* _Task description_: Print the listing in its entirety and exactly, leaving out images.

── Records for processing ──

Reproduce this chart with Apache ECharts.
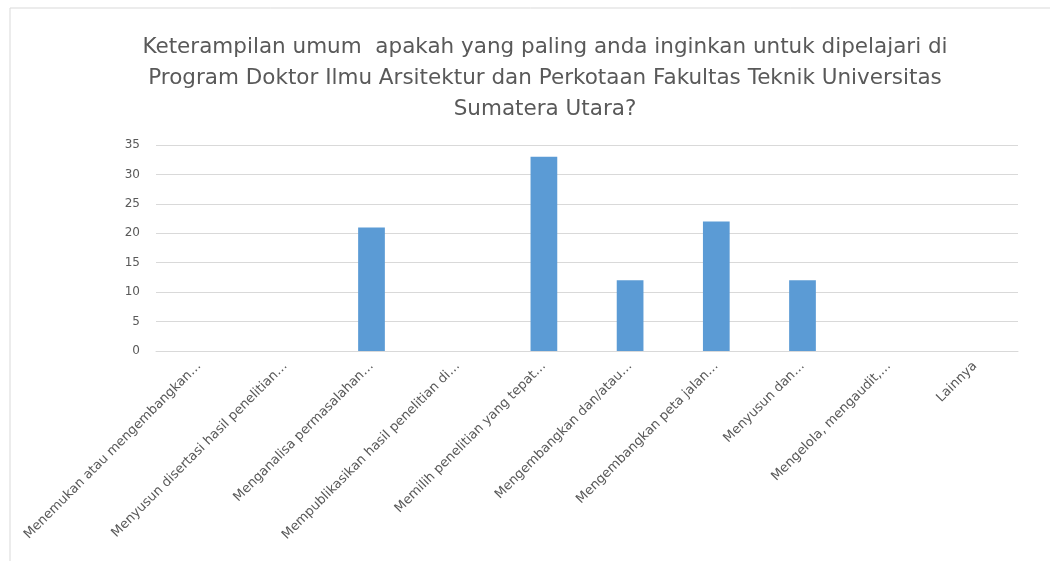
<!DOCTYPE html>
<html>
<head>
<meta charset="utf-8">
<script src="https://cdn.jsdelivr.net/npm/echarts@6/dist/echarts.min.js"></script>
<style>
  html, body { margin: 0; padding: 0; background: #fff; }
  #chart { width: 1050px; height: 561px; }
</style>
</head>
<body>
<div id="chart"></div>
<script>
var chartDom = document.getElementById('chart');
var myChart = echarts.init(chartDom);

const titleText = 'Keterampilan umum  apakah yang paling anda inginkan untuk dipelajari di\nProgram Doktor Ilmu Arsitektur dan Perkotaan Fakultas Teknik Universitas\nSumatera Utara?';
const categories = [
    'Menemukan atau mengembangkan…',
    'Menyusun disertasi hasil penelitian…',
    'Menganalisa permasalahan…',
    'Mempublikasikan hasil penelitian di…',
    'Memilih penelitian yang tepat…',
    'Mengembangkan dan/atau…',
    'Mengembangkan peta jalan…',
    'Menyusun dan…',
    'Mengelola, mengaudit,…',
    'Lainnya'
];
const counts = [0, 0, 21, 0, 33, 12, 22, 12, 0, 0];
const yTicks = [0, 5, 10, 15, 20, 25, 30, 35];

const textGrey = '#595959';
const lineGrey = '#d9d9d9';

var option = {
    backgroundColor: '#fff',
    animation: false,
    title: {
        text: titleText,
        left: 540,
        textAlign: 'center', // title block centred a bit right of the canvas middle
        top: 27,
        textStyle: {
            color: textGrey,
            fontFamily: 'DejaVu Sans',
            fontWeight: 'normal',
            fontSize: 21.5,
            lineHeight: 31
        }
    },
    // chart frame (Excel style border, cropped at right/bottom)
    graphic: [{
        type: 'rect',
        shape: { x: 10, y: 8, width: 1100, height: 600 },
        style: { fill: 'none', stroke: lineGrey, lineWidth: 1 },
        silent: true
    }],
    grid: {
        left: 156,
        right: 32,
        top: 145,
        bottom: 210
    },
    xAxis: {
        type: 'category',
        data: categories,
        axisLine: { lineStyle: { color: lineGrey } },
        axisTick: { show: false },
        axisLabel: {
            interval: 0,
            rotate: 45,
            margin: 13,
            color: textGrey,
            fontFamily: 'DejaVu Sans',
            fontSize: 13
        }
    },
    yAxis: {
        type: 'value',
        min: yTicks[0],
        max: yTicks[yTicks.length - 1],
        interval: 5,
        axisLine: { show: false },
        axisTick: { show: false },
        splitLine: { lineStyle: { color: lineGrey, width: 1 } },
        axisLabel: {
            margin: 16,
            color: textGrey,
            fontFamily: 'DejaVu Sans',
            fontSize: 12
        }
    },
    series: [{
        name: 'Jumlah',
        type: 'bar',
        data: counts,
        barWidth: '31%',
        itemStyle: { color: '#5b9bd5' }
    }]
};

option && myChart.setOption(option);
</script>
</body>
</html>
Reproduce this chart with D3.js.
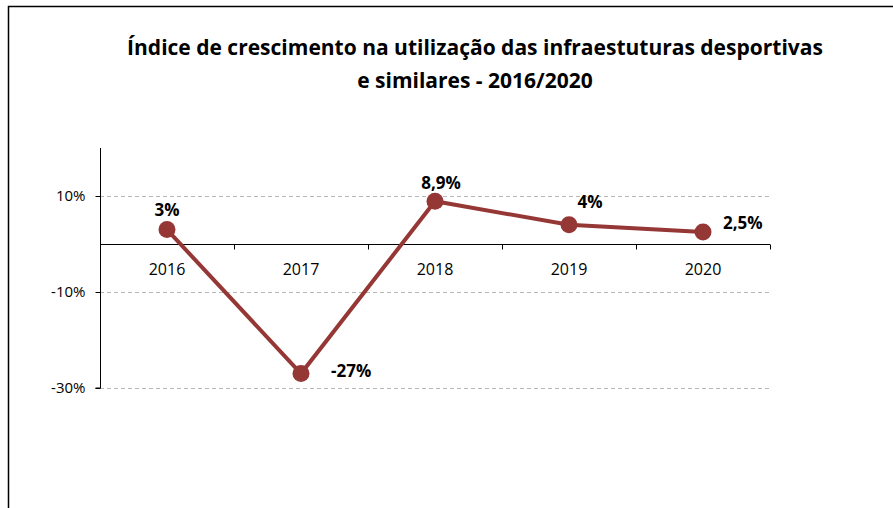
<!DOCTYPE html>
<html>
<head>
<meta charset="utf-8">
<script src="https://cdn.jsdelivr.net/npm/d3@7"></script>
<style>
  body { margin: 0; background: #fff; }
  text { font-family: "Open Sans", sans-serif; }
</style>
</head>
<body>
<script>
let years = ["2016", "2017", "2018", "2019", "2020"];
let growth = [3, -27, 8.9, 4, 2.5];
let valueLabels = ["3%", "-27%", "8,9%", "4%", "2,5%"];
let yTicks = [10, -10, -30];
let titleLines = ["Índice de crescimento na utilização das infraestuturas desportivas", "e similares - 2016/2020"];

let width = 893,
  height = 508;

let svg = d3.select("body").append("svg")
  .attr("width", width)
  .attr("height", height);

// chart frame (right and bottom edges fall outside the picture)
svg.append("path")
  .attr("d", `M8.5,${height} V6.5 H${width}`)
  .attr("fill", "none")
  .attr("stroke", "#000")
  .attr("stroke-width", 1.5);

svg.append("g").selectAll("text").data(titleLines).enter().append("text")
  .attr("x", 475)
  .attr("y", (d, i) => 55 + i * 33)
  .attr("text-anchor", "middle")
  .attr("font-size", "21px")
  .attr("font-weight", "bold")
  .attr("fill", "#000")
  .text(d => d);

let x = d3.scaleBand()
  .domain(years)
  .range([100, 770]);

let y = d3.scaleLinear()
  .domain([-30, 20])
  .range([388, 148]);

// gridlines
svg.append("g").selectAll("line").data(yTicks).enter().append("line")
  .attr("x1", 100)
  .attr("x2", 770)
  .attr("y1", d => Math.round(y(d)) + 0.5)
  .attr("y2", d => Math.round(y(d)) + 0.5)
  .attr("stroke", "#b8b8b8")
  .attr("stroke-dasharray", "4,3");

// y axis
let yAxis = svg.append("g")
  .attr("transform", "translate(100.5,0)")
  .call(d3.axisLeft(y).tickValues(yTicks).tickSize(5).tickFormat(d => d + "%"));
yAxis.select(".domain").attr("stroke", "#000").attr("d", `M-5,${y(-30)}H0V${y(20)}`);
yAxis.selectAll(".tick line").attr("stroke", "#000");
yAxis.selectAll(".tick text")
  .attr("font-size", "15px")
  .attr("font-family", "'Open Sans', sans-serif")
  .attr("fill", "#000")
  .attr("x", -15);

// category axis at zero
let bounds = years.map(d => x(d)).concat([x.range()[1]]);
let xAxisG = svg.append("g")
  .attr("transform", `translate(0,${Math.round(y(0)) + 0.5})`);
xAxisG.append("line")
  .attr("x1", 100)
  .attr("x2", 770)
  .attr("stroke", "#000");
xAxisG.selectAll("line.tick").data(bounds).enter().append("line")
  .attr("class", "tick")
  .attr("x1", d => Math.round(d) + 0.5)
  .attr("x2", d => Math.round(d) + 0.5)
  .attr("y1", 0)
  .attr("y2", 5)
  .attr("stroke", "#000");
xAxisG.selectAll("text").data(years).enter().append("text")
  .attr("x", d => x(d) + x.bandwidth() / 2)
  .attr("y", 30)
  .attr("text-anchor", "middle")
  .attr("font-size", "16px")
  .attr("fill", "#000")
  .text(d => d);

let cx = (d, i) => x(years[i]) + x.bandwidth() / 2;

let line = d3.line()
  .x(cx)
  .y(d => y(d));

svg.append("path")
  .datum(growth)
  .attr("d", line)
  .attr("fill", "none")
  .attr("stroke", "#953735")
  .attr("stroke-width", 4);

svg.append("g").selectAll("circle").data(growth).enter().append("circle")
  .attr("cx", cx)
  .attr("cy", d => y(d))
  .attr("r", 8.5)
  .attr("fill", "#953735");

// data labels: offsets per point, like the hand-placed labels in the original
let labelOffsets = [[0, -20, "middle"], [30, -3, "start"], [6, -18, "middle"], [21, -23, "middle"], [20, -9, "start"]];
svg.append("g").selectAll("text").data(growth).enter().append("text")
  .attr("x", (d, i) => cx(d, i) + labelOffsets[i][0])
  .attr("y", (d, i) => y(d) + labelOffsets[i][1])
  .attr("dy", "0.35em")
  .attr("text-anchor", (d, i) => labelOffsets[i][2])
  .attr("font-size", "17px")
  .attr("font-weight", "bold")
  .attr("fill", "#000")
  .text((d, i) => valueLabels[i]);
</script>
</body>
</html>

───

* _Exercise output_:
Reproduce this chart with Apache ECharts.
<!DOCTYPE html>
<html>
<head>
<meta charset="utf-8">
<script src="https://cdn.jsdelivr.net/npm/echarts@6/dist/echarts.min.js"></script>
<style>
  html, body { margin: 0; padding: 0; background: #fff; }
  #chart { width: 1050px; height: 561px; }
</style>
</head>
<body>
<div id="chart"></div>
<script>
var chartDom = document.getElementById('chart');
var myChart = echarts.init(chartDom);

const titleText = 'Keterampilan umum  apakah yang paling anda inginkan untuk dipelajari di\nProgram Doktor Ilmu Arsitektur dan Perkotaan Fakultas Teknik Universitas\nSumatera Utara?';
const categories = [
    'Menemukan atau mengembangkan…',
    'Menyusun disertasi hasil penelitian…',
    'Menganalisa permasalahan…',
    'Mempublikasikan hasil penelitian di…',
    'Memilih penelitian yang tepat…',
    'Mengembangkan dan/atau…',
    'Mengembangkan peta jalan…',
    'Menyusun dan…',
    'Mengelola, mengaudit,…',
    'Lainnya'
];
const counts = [0, 0, 21, 0, 33, 12, 22, 12, 0, 0];
const yTicks = [0, 5, 10, 15, 20, 25, 30, 35];

const textGrey = '#595959';
const lineGrey = '#d9d9d9';

var option = {
    backgroundColor: '#fff',
    animation: false,
    title: {
        text: titleText,
        left: 540,
        textAlign: 'center', // title block centred a bit right of the canvas middle
        top: 27,
        textStyle: {
            color: textGrey,
            fontFamily: 'DejaVu Sans',
            fontWeight: 'normal',
            fontSize: 21.5,
            lineHeight: 31
        }
    },
    // chart frame (Excel style border, cropped at right/bottom)
    graphic: [{
        type: 'rect',
        shape: { x: 10, y: 8, width: 1100, height: 600 },
        style: { fill: 'none', stroke: lineGrey, lineWidth: 1 },
        silent: true
    }],
    grid: {
        left: 156,
        right: 32,
        top: 145,
        bottom: 210
    },
    xAxis: {
        type: 'category',
        data: categories,
        axisLine: { lineStyle: { color: lineGrey } },
        axisTick: { show: false },
        axisLabel: {
            interval: 0,
            rotate: 45,
            margin: 13,
            color: textGrey,
            fontFamily: 'DejaVu Sans',
            fontSize: 13
        }
    },
    yAxis: {
        type: 'value',
        min: yTicks[0],
        max: yTicks[yTicks.length - 1],
        interval: 5,
        axisLine: { show: false },
        axisTick: { show: false },
        splitLine: { lineStyle: { color: lineGrey, width: 1 } },
        axisLabel: {
            margin: 16,
            color: textGrey,
            fontFamily: 'DejaVu Sans',
            fontSize: 12
        }
    },
    series: [{
        name: 'Jumlah',
        type: 'bar',
        data: counts,
        barWidth: '31%',
        itemStyle: { color: '#5b9bd5' }
    }]
};

option && myChart.setOption(option);
</script>
</body>
</html>
Reproduce this chart with D3.js.
<!DOCTYPE html>
<html>
<head>
<meta charset="utf-8">
<script src="https://cdn.jsdelivr.net/npm/d3@7"></script>
<style>
  body { margin: 0; background: #fff; }
  text { font-family: "Open Sans", sans-serif; }
</style>
</head>
<body>
<script>
let years = ["2016", "2017", "2018", "2019", "2020"];
let growth = [3, -27, 8.9, 4, 2.5];
let valueLabels = ["3%", "-27%", "8,9%", "4%", "2,5%"];
let yTicks = [10, -10, -30];
let titleLines = ["Índice de crescimento na utilização das infraestuturas desportivas", "e similares - 2016/2020"];

let width = 893,
  height = 508;

let svg = d3.select("body").append("svg")
  .attr("width", width)
  .attr("height", height);

// chart frame (right and bottom edges fall outside the picture)
svg.append("path")
  .attr("d", `M8.5,${height} V6.5 H${width}`)
  .attr("fill", "none")
  .attr("stroke", "#000")
  .attr("stroke-width", 1.5);

svg.append("g").selectAll("text").data(titleLines).enter().append("text")
  .attr("x", 475)
  .attr("y", (d, i) => 55 + i * 33)
  .attr("text-anchor", "middle")
  .attr("font-size", "21px")
  .attr("font-weight", "bold")
  .attr("fill", "#000")
  .text(d => d);

let x = d3.scaleBand()
  .domain(years)
  .range([100, 770]);

let y = d3.scaleLinear()
  .domain([-30, 20])
  .range([388, 148]);

// gridlines
svg.append("g").selectAll("line").data(yTicks).enter().append("line")
  .attr("x1", 100)
  .attr("x2", 770)
  .attr("y1", d => Math.round(y(d)) + 0.5)
  .attr("y2", d => Math.round(y(d)) + 0.5)
  .attr("stroke", "#b8b8b8")
  .attr("stroke-dasharray", "4,3");

// y axis
let yAxis = svg.append("g")
  .attr("transform", "translate(100.5,0)")
  .call(d3.axisLeft(y).tickValues(yTicks).tickSize(5).tickFormat(d => d + "%"));
yAxis.select(".domain").attr("stroke", "#000").attr("d", `M-5,${y(-30)}H0V${y(20)}`);
yAxis.selectAll(".tick line").attr("stroke", "#000");
yAxis.selectAll(".tick text")
  .attr("font-size", "15px")
  .attr("font-family", "'Open Sans', sans-serif")
  .attr("fill", "#000")
  .attr("x", -15);

// category axis at zero
let bounds = years.map(d => x(d)).concat([x.range()[1]]);
let xAxisG = svg.append("g")
  .attr("transform", `translate(0,${Math.round(y(0)) + 0.5})`);
xAxisG.append("line")
  .attr("x1", 100)
  .attr("x2", 770)
  .attr("stroke", "#000");
xAxisG.selectAll("line.tick").data(bounds).enter().append("line")
  .attr("class", "tick")
  .attr("x1", d => Math.round(d) + 0.5)
  .attr("x2", d => Math.round(d) + 0.5)
  .attr("y1", 0)
  .attr("y2", 5)
  .attr("stroke", "#000");
xAxisG.selectAll("text").data(years).enter().append("text")
  .attr("x", d => x(d) + x.bandwidth() / 2)
  .attr("y", 30)
  .attr("text-anchor", "middle")
  .attr("font-size", "16px")
  .attr("fill", "#000")
  .text(d => d);

let cx = (d, i) => x(years[i]) + x.bandwidth() / 2;

let line = d3.line()
  .x(cx)
  .y(d => y(d));

svg.append("path")
  .datum(growth)
  .attr("d", line)
  .attr("fill", "none")
  .attr("stroke", "#953735")
  .attr("stroke-width", 4);

svg.append("g").selectAll("circle").data(growth).enter().append("circle")
  .attr("cx", cx)
  .attr("cy", d => y(d))
  .attr("r", 8.5)
  .attr("fill", "#953735");

// data labels: offsets per point, like the hand-placed labels in the original
let labelOffsets = [[0, -20, "middle"], [30, -3, "start"], [6, -18, "middle"], [21, -23, "middle"], [20, -9, "start"]];
svg.append("g").selectAll("text").data(growth).enter().append("text")
  .attr("x", (d, i) => cx(d, i) + labelOffsets[i][0])
  .attr("y", (d, i) => y(d) + labelOffsets[i][1])
  .attr("dy", "0.35em")
  .attr("text-anchor", (d, i) => labelOffsets[i][2])
  .attr("font-size", "17px")
  .attr("font-weight", "bold")
  .attr("fill", "#000")
  .text((d, i) => valueLabels[i]);
</script>
</body>
</html>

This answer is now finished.